Owen is an odd 12-year-old, a sad, sensitive loner who steals from his mom’s purse so he can buy candy, the sort of skinny kid who doesn’t join in most sports and who earns daily assaults and atomic wedgies for it.
But Owen has a new neighbor. She’s his age. Yes, it’s winter, and no, she often doesn’t wear shoes out into the snow. Her “dad” (the peerless Richard Jenkins) is secretive and strange. But Owen could use a friend.
“Just so you know, I can’t be your friend,” are pretty much the first words out of her mouth. “That’s just the way it is.”
He is smitten, understandable since Abby is played by the beguiling Chloe Moretz (“Kick Ass,” “Diary of a Wimpy Kid”). And eventually, she relents on the whole “friend” thing. All he has to do is invite her in.
Reeves resets this story in the Reagan era and makes Owen’s mom religious, bitter over her impending divorce and always watching religious programming (including Ronald Reagan speeches). The “Cloverfield” director also tells chunks of the story in flashback, following a cop (Elias Koteas) who is trying to figure out if a “Satanic cult” is behind the rash of ritual murders that now rivet the town.

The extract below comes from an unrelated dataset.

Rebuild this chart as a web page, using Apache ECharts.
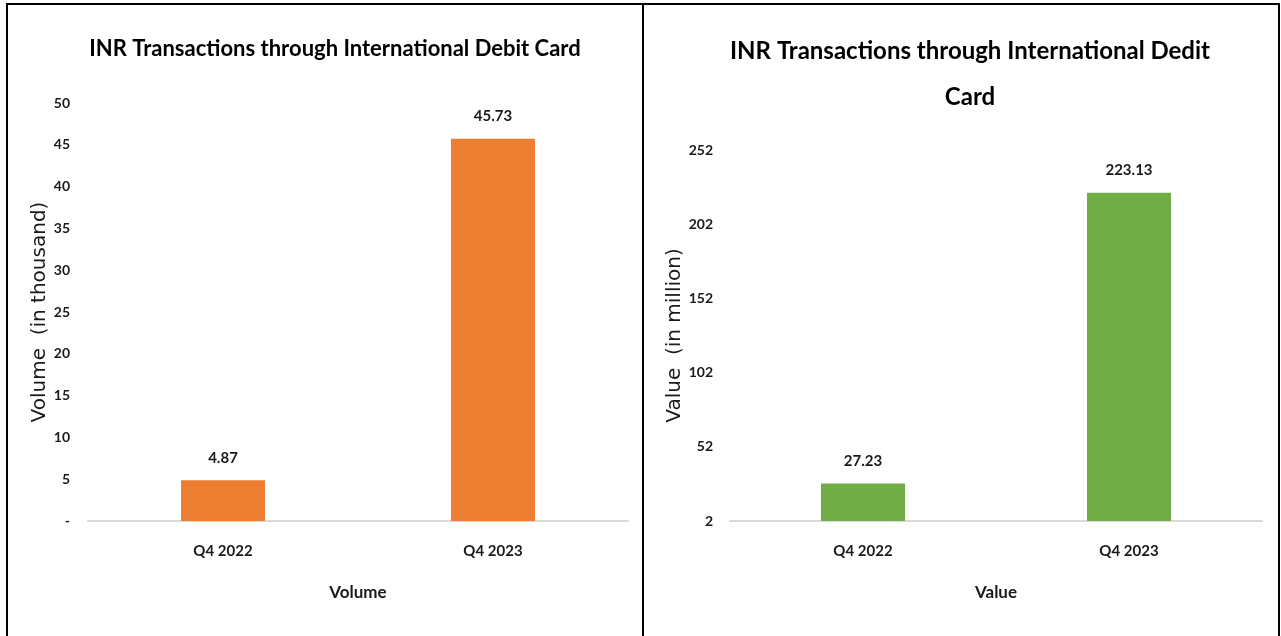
<!DOCTYPE html>
<html>
<head>
<meta charset="utf-8">
<script src="https://cdn.jsdelivr.net/npm/echarts@6/dist/echarts.min.js"></script>
<style>
  html, body { margin: 0; padding: 0; background: #fff; }
  #chart { width: 1281px; height: 636px; }
</style>
</head>
<body>
<div id="chart"></div>
<script>
// Quarters shown on both panels
const quarters = ['Q4 2022', 'Q4 2023'];
// Volume of transactions (in thousand)
const volumeValues = [4.87, 45.73];
// Value of transactions (in million)
const valueValues = [27.23, 223.13];

const body = 'Lato, "Noto Sans", sans-serif';
const wide = '"DejaVu Sans", Verdana, sans-serif';
const ink = '#1a1a1a';

function valueAxis(gridIndex, opts) {
  return Object.assign({
    type: 'value',
    gridIndex: gridIndex,
    nameLocation: 'middle',
    nameRotate: 90,
    nameTextStyle: { fontFamily: wide, fontSize: 20, color: ink },
    axisLine: { show: false },
    axisTick: { show: false },
    splitLine: { show: false }
  }, opts);
}

function categoryAxis(gridIndex, name) {
  return {
    type: 'category',
    gridIndex: gridIndex,
    data: quarters,
    name: name,
    nameLocation: 'middle',
    nameGap: 63,
    nameTextStyle: { fontFamily: body, fontSize: 17, fontWeight: 'bold', color: ink },
    axisLine: { lineStyle: { color: '#d9d9d9', width: 2 } },
    axisTick: { show: false },
    axisLabel: { fontFamily: body, fontSize: 15, fontWeight: 'bold', color: ink, margin: 23 }
  };
}

function barSeries(axisIndex, data, color) {
  return {
    type: 'bar',
    xAxisIndex: axisIndex,
    yAxisIndex: axisIndex,
    data: data,
    barWidth: 84,
    itemStyle: { color: color },
    label: {
      show: true,
      position: 'top',
      distance: 15,
      fontFamily: body,
      fontSize: 15,
      fontWeight: 'bold',
      color: ink
    }
  };
}

const tickLabel = { fontFamily: body, fontSize: 14, fontWeight: 'bold', color: ink, margin: 18 };

const chart = echarts.init(document.getElementById('chart'), null, { renderer: 'canvas' });
chart.setOption({
  backgroundColor: '#ffffff',
  animation: false,
  title: [
    {
      text: 'INR Transactions through International Debit Card',
      left: 330, top: 33, textAlign: 'center',
      textStyle: { fontFamily: body, fontSize: 22, fontWeight: 'bold', color: '#000' }
    },
    {
      text: 'INR Transactions through International Dedit\nCard',
      left: 965, top: 23, textAlign: 'center',
      textStyle: { fontFamily: body, fontSize: 24, fontWeight: 'bold', color: '#000', lineHeight: 46 }
    }
  ],
  grid: [
    { left: 88, top: 103, width: 540, height: 418 },
    { left: 730, top: 150, width: 532, height: 371 }
  ],
  xAxis: [categoryAxis(0, 'Volume'), categoryAxis(1, 'Value')],
  yAxis: [
    valueAxis(0, {
      name: 'Volume  (in thousand)', nameGap: 38,
      min: 0, max: 50, interval: 5,
      axisLabel: Object.assign({}, tickLabel, { formatter: v => (v === 0 ? '-' : String(v)) })
    }),
    valueAxis(1, {
      name: 'Value  (in million)', nameGap: 41,
      min: 2, max: 252, interval: 50,
      axisLabel: Object.assign({}, tickLabel, { margin: 17 })
    })
  ],
  series: [
    barSeries(0, volumeValues, '#ED7D31'),
    barSeries(1, valueValues, '#70AD47')
  ],
  graphic: [
    { type: 'rect', shape: { x: 7, y: 4, width: 1272, height: 640 },
      style: { fill: 'none', stroke: '#000', lineWidth: 2 }, silent: true },
    { type: 'line', shape: { x1: 643, y1: 4, x2: 643, y2: 640 },
      style: { stroke: '#000', lineWidth: 2 }, silent: true }
  ]
});
</script>
</body>
</html>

Smit-McPhee (“The Road”) suggests an innocent creepiness, a child who peeks in on his sexy neighbors through his telescope, who practices face-offs with his school tormentors with a newly bought pocket knife. His Owen seems childish but capable of terrible things.
Moretz is fast staking out the title “Next Jodie Foster.” Her performances are always good, but in her past two films, directors have sexualized her — given her Lolita lighting and wardrobe. Like the original Swedish film, there’s a touch of the kinky, if not just the inappropriate, to this.
And Dylan Minnette, as Kenny, is every amoral 12-year-old villain you’ve ever read about — a sociopath in a Justin Bieber bowl-cut. Minnette’s bullying menace reminded me of early Matt Dillon teen-thug performances.
The digitally-augmented vampire attacks are marginally more convincing than the ones in the “Twilight” films, and Moretz’s Abby is a poster child for how messy “real” vampires would be — the opposite of the kabuki Cullens of Forks, Wash.